The incident cost 600,000 customers $3 million for the purchase of alternative electrical power during the shutdown.
Excavating the past
Also big news this week in 1986, archeological excavations were under way at Fort Larned National Historic Site. A group of archeologists from Lincoln, Neb., were seeking answers to questions of building construction. This was so the original fort could be reconstructed.
Since then, the Fort has underwent a major historical reconstruction and is now open to the public again, and is an interesting place to visit while you are in the area.
Seat Belt law signed
It was this week in 1986 that then-Governor George Carlin signed into law Kansas’ law requiring motorists to wear seat belts.

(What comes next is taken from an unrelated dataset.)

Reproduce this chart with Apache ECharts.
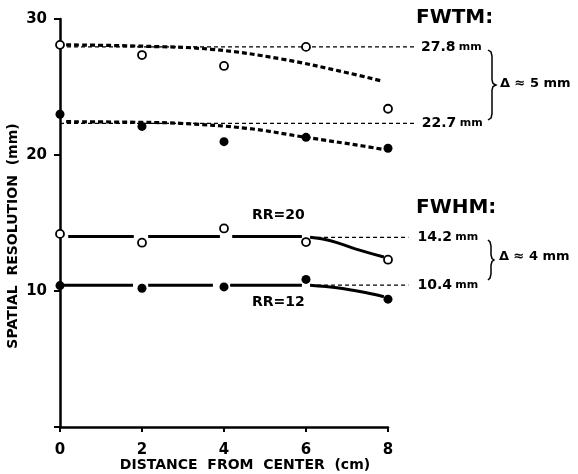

At the time, it was reported the law, which would take effect July 1, 1986, was requested by automobile manufacturers “who are trying to avoid having to build expensive passive restraints, such as air bags, into new cars built in 1990 and thereafter.”
Many felt then, and still do, that it is a far-reaching law that intrudes into the private lives of citizens. Still, today, every state in the union has legislation around seat belt usage. Kansas continues to be a state with secondary legislation, which means an officer needs to identify a primary reason for a traffic stop, and can ticket for not having a seat belt on secondarily. Unless, of course, there is an advertised “Click It or Ticket” enhanced enforcement period.
Just for fun
Siri, the ubiquitous iPhone voice, had its origins 30 years ago or more. A photo in the May 1, 1986 edition of the Great Bend Tribune features a 1980s office worker apparently talking to her computer. Then, monitors were monochrome, and there were no graphics. They were glorified word processors, really. Over the years, voice recognition software has come a long way, but we’re still not quite to a place where talking can completely replace keyboarding.